The leaked text makes clear that there are serious issues requiring analysis in particular sectors, but also that the Regulatory Cooperation chapter poses a major threat to health, safety, environmental, labor, consumer, civil and political rights, and other regulatory protections. The U.S. proposals in the Regulatory Cooperation chapter seek to export many of the worst features of U.S. rulemaking.

There is a lot to recommend about the U.S. regulatory process in theory, but in practice, the U.S. rulemaking process now evidences a massive tilt to favor the interests of regulated industries. It is far too slow; regulators are bogged down in seemingly endless analytic requirements that are themselves biased to favor the interests of regulated parties. Its veneration of “cost-benefit analysis” provides a pseudo-scientific cloak to industry’s apocalyptic claims about the costs of the next regulation and operates at loggerheads with application of the precautionary principle.

In the days ahead, Public Citizen will issue a more detailed analysis of the draft Regulatory Cooperation chapter. These are among our top line concerns from the U.S. proposals in that chapter:

  • Regulatory Delay – Paralysis by Analysis: Article X.13 would require parties to provide detailed and expansive justifications for their decision to issue a regulation, including consideration of regulatory alternatives. This is an inherently unequal obligation, because there is no burden to provide justification for doing nothing. In practice, the need to provide detailed justification for issuing a rule dramatically slows U.S. rulemaking.
  • Corporate-Biased Cost Benefit Analysis: Article X.13.1.c would require parties to conduct detailed cost-benefit studies of regulations and regulatory alternatives. It is important to understand that the U.S. understanding of the phrase “anticipated costs and benefits” is fundamentally different than the European conception of regulatory impact assessment. In the United States, cost-benefit analysis is an extremely technical concept involving extensive data collection and elaborate modeling, and it is generally understood to be a near-absolute decision-making criterion. Its highly technical nature obscures the fact that cost estimates frequently rely on regulated industry-provided data and are excessive, and that non-quantifiable or indirect benefits are frequently not captured.
  • One-Sided Analytic Requirements: Article X.13.2 would require parties to assess the impact of regulations on small businesses, a formal assessment under U.S. in certain circumstances that imposes extensive delay. It is also a one-sided required analysis, both under U.S. law and the U.S. TTIP proposal, because the specially required analysis looks to burdens (“adverse economic impacts” in the TTIP proposal) but not pro-competitive or other benefits to small business.
  • Look Back, Not Forward: Article X.16 would require parties to undertake retrospective reviews of regulations. This is, again, an inherently uneven process, because the instruction is to search for rules to revise or repeal, not for regulatory shortcomings or gaps requiring new initiatives. In practice in the United States, the obligation to undertake regulatory reviews demands valuable time and resources from agencies, and interferes with their ability to conduct forward-looking activity.
  • Trade Over the Public Interest: Article X.9 would impose a requirement for parties to consider trade effects of proposed regulations, and implicitly to justify any detrimental effects on trade.
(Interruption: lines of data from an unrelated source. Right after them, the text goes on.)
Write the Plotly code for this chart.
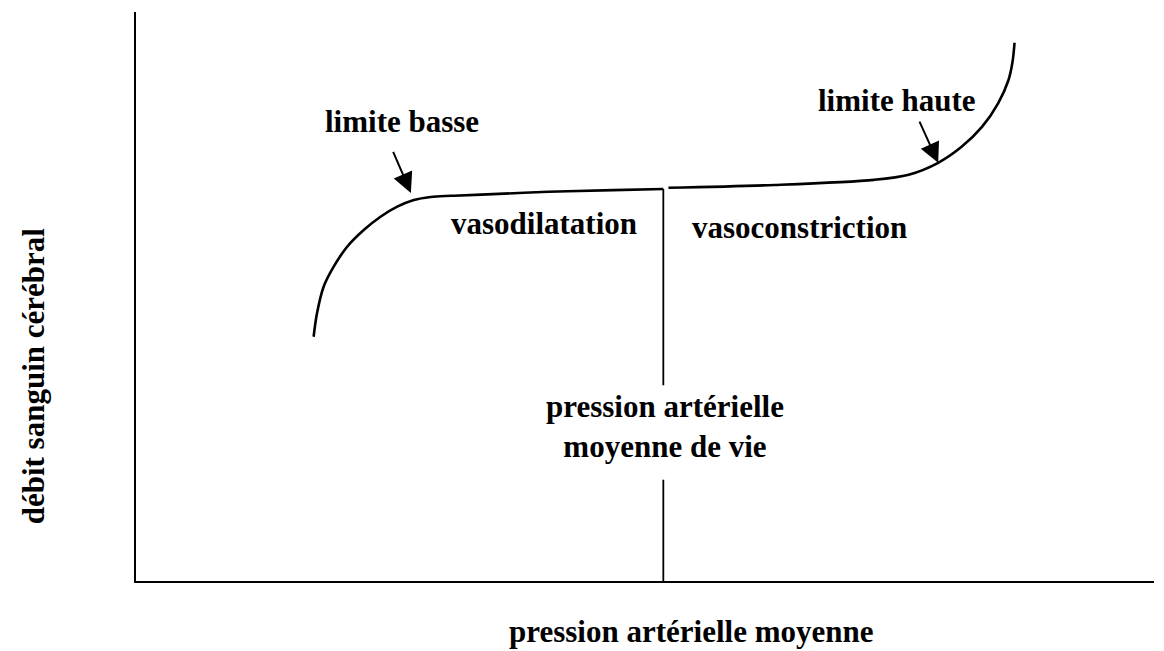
import plotly.graph_objects as go

# Schematic data (abstract units: pression 0-100, débit 0-100)
low_x = [17.45, 17.78, 18.43, 19.42, 20.74, 22.37, 24.02, 25.66, 27.29, 28.94, 31.0, 33.9, 40.5, 46.9, 51.8]
low_y = [42.93, 47.05, 51.72, 55.24, 58.75, 61.69, 64.02, 65.78, 66.96, 67.50, 67.70, 67.9, 68.4, 68.7, 68.9]

high_x = [52.3, 62.7, 72.5, 75.9, 78.8, 81.1, 83.1, 84.7, 85.7, 86.1, 86.3]
high_y = [69.1, 69.6, 70.5, 71.4, 73.5, 76.3, 79.8, 84.0, 88.0, 91.2, 94.6]

pam_x = 51.8
pam_top_y = [68.9, 34.4]
pam_bottom_y = [17.8, 0.0]

labels = {
    "limite basse": (26.1, 80.8),
    "limite haute": (74.8, 84.5),
    "vasodilatation": (40.1, 62.9),
    "vasoconstriction": (65.2, 62.2),
    "pression artérielle<br>moyenne de vie": (52.0, 27.2),
}
arrow_basse = ((25.2, 75.7), (27.0, 68.2))
arrow_haute = ((76.9, 81.0), (78.8, 73.5))

x_title = "pression artérielle moyenne"
y_title = "débit sanguin cérébral"

FONT = dict(family="Liberation Serif, Times New Roman, serif", size=31, color="black")

fig = go.Figure()
fig.add_trace(go.Scatter(x=low_x, y=low_y, mode="lines",
                         line=dict(color="black", width=2.6, shape="spline", smoothing=1.0),
                         hoverinfo="skip"))
fig.add_trace(go.Scatter(x=high_x, y=high_y, mode="lines",
                         line=dict(color="black", width=2.6, shape="spline", smoothing=0.9),
                         hoverinfo="skip"))
fig.add_trace(go.Scatter(x=[pam_x, pam_x], y=pam_top_y, mode="lines",
                         line=dict(color="black", width=1.8), hoverinfo="skip"))
fig.add_trace(go.Scatter(x=[pam_x, pam_x], y=pam_bottom_y, mode="lines",
                         line=dict(color="black", width=1.8), hoverinfo="skip"))

annotations = []
for txt, (x, y) in labels.items():
    annotations.append(dict(x=x, y=y, xref="x", yref="y", text="<b>%s</b>" % txt,
                            showarrow=False, font=FONT, align="center"))
for (tail, head) in (arrow_basse, arrow_haute):
    annotations.append(dict(x=head[0], y=head[1], ax=tail[0], ay=tail[1],
                            xref="x", yref="y", axref="x", ayref="y", text="",
                            showarrow=True, arrowhead=2, arrowsize=2.0, arrowwidth=2.0,
                            arrowcolor="black"))
annotations.append(dict(x=0.545, y=-0.088, xref="paper", yref="paper",
                        text="<b>%s</b>" % x_title, showarrow=False, font=FONT,
                        xanchor="center", yanchor="middle"))
annotations.append(dict(x=-0.101, y=0.36, xref="paper", yref="paper",
                        text="<b>%s</b>" % y_title, showarrow=False, font=FONT,
                        textangle=-90, xanchor="center", yanchor="middle"))

fig.update_layout(
    width=1164, height=651,
    margin=dict(l=136, r=10, t=12, b=70),
    paper_bgcolor="white", plot_bgcolor="white",
    showlegend=False,
    annotations=annotations,
    xaxis=dict(range=[0, 100], showgrid=False, zeroline=False, showticklabels=False,
               ticks="", showline=True, linecolor="black", linewidth=2.2, fixedrange=True),
    yaxis=dict(range=[0, 100], showgrid=False, zeroline=False, showticklabels=False,
               ticks="", showline=True, linecolor="black", linewidth=2.2, fixedrange=True),
)

fig.write_html("out.html", config={"displayModeBar": False, "staticPlot": True},
               post_script="document.body.style.margin='0';")
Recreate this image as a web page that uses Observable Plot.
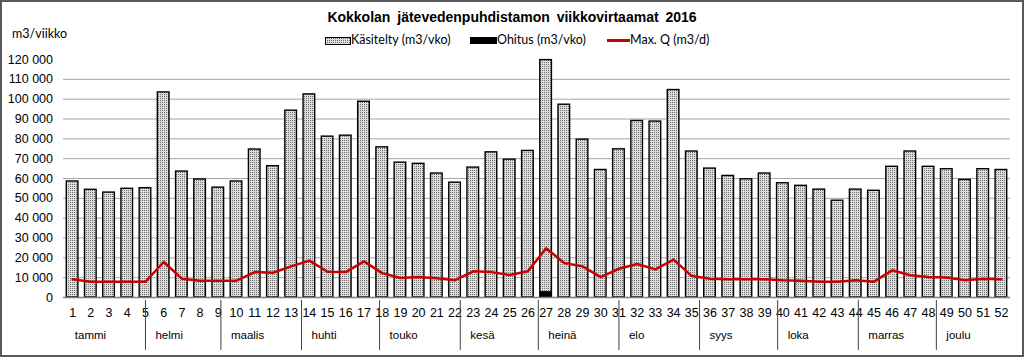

This is admittedly a soft requirement, but is notable inserting purely commercial considerations into regulatory decision-making and should be viewed as precursor to more robust demands in this area to follow.

Taken in their entirety, the U.S. Regulatory Cooperation proposals are affirmatively hostile to the precautionary principle. The precautionary principle counsels taking protective action in the face of uncertainty. The U.S. cost-benefit standards, demands for consideration of alternative regulatory approaches, and expansive analytic requirements also counsel for inaction in the face of uncertainty. Moreover, U.S.-style cost-benefit analysis places a premium on industry-provided cost estimates while effectively discounting benefits from action to prevent possible harm.

There is no need to overstate this tension; it is in fact possible to take precautionary action in a cost-benefit framework, as the United States sometimes does – but it is also the case that U.S.-style cost benefit is generally discordant with precautionary approaches.

The U.S. proposal notably does not include a requirement for judicial review of regulatory impact analytic requirements. This feature is central to the U.S. rulemaking process, but U.S. negotiators have recognized its incompatibility with European institutional arrangements.

It remains to be seen how a regulatory cooperation chapter will intersect with the investment chapter. But irrespective of the intersection with the investment chapter, Europeans should be aware that, if the U.S. Regulatory Cooperation proposals are accepted and TTIP is approved, it is only a matter of time before the United States and U.S. corporations begin advocating judicial review of European compliance with the provisions of the Regulatory Cooperation chapter.

Judicial review is an inherent part of the logic of the U.S. system, and there is no doubt that U.S. corporate interests will insist that judicial review is required to enforce the terms of the Regulatory Cooperation chapter.